CITY COUNCIL President Mary Pat Clarke's proposal to raise council members' salaries by a whopping 24 percent lasted about a week before she withdrew it. It wasn't exactly a propitious time, what with city employees facing wage freezes and layoffs. Besides, Clarke lacks a floor leader with flair and the ability to sell the Brooklyn Bridge. She lacks a leader like Solomon ("Sol") Liss.

From 1955 to 1963, Liss was the City Council's heavy -- figuratively and literally.
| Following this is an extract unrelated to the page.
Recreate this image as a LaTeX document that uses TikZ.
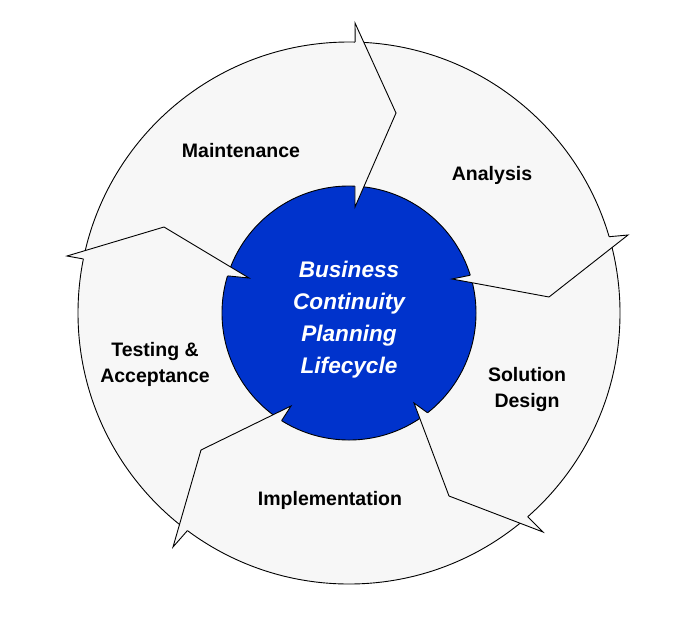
\documentclass[tikz,border=0pt]{standalone}
\usepackage{fontspec}
\setmainfont{Liberation Sans}
\usetikzlibrary{calc}
\definecolor{ringgray}{RGB}{247,247,247}
\definecolor{bcpblue}{RGB}{0,51,204}
\begin{document}
\begin{tikzpicture}[x=1pt,y=-1pt,
  outline/.style={draw=black, line width=0.9pt, line join=miter},
  lbl/.style={font=\fontsize{19.5}{26}\selectfont\bfseries, align=center, text=black, inner sep=0pt},
  ctr/.style={font=\fontsize{22.6}{32}\selectfont\bfseries\itshape, align=center, text=white, inner sep=0pt}]
\useasboundingbox (0,0) rectangle (692,616);
\coordinate (C) at (349,313);
% outer ring and inner disc
\path[outline, fill=ringgray] (C) circle (271pt);
\path[outline, fill=bcpblue] (C) circle (127pt);
% boundary 1 (top)
\coordinate (ob1) at ($(C)+(-88.7:271)$);
\coordinate (ot1) at (355,23);
\coordinate (pt1) at (396,113);
\coordinate (it1) at (355,207);
\coordinate (ib1) at ($(C)+(-87.3:127)$);
% boundary 2 (right)
\coordinate (ob2) at ($(C)+(-16.35:271)$);
\coordinate (ot2) at (628,235);
\coordinate (pt2) at (549,297);
\coordinate (it2) at (452,279);
\coordinate (ib2) at ($(C)+(-17.3:127)$);
% boundary 3 (lower right)
\coordinate (ob3) at ($(C)+(48.75:271)$);
\coordinate (ot3) at (543,532);
\coordinate (pt3) at (449,496);
\coordinate (it3) at (414,403);
\coordinate (ib3) at ($(C)+(51.8:127)$);
% boundary 4 (lower left)
\coordinate (ob4) at ($(C)+(126.6:271)$);
\coordinate (ot4) at (173,547);
\coordinate (pt4) at (201,450);
\coordinate (it4) at (291,406);
\coordinate (ib4) at ($(C)+(122.05:127)$);
% boundary 5 (left)
\coordinate (ob5) at ($(C)+(191.5:271)$);
\coordinate (ot5) at (67,256);
\coordinate (pt5) at (164,227);
\coordinate (it5) at (249,278);
\coordinate (ib5) at ($(C)+(197:127)$);
\foreach \i in {1,...,5}{
  \fill[ringgray] (ob\i) -- (ot\i) -- (pt\i) -- (it\i) -- (ib\i) -- cycle;
  \draw[outline] (ob\i) -- (ot\i) -- (pt\i) -- (it\i) -- (ib\i);
}
% labels
\node[lbl] (maint) at (241,151) {Maintenance};
\node[lbl] (anal) at (492,175.5) {Analysis};
\node[lbl] (sol) at (527,389.5) {Solution\\Design};
\node[lbl] (impl) at (330,500.5) {Implementation};
\node[lbl] (test) at (155,364.5) {Testing \&\\Acceptance};
\node[ctr] (core) at (349,320) {Business\\Continuity\\Planning\\Lifecycle};
\end{tikzpicture}
\end{document}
He weighed 300 pounds (though he actually dared to appear in a dancer's tutu, performing in the Swan Lake ballet) and laced his speeches with Yiddish jokes -- "things can be said in Yiddish that can't be said in any other language," he said -- and stories from the literature of 20 countries and both testaments of the Bible, not to mention jokes about fat people. He was public servant, Thespian, opera singer and raconteur. Commenting on his own oratorical skills, Liss said, "Even if I do say so myself -- as I should not -- the Almighty on high has blessed me with a clear, strong tenor voice." He enlivened the council's deliberations and enjoyed citywide popularity as few council members before or since.

In his first council term, Liss opposed a proposed bill that would have banned short skirts on women in Baltimore, lest they distract male motorists. "This would deprive the city of the beauty it needs," Liss said, suggesting instead that blinders be provided to male drivers unable to keep their eyes on the road.

Then there was Liss' famous debate with Council Peter G. Angelos on the night of May 21, 1959. Patronage was the issue. Though Liss was going to lose, he was fighting a move to strip the Jack Pollack forces (of which he was one) of patronage privileges. Angelos, at 29 the youngest councilman in history and at 5 feet 5 inches one of its shortest, was Liss' adversary.

"It was clear," a report of the confrontation noted, "that Mr. Angelos, with his terrier-like nips, and Mr. Liss, with his bulldog-like glowering, were in dead earnest."

When the Liss name came on the roll call, he slowly raised his 300-pound frame to a standing position and declared: "Perhaps neophytes would not yet be aware of the long tradition in the council that each district delegation gets patronage. I advise the councilman that he who lives by the sword dies by the sword."

Minutes later Angelos the terrier nipped back: "How appropriate it is that those who live by the sword during the past four years are now dying by it today."

Liss looked as though he had been stabbed. "I am quite a sizable dragon," he replied, "and I would like to admonish the new councilman that he is too small to be a St. George to accomplish my demise. I expect to be here after he is gone."

After his council terms and a stint as chairman of the state Public Service Commission, Liss was appointed to the Supreme Bench and later to the Court of Special Appeals. He died in 1988. One of his first cases on the Supreme Bench involved the underground film maker John Waters and four of his cohorts, who were charged with shooting a nude scene in the woods near Johns Hopkins University. Liss dismissed the charges with a 12-line poem, which began:

Old Baltimore is in a spin

Because of Isherwood's [the alleged flasher's] display of skin.

She cannot bear the shame and cracks

Brought on by showing the 'bare' facts.

Now that's the genius Clarke needs if she wants to push across a big council raise during these hard times!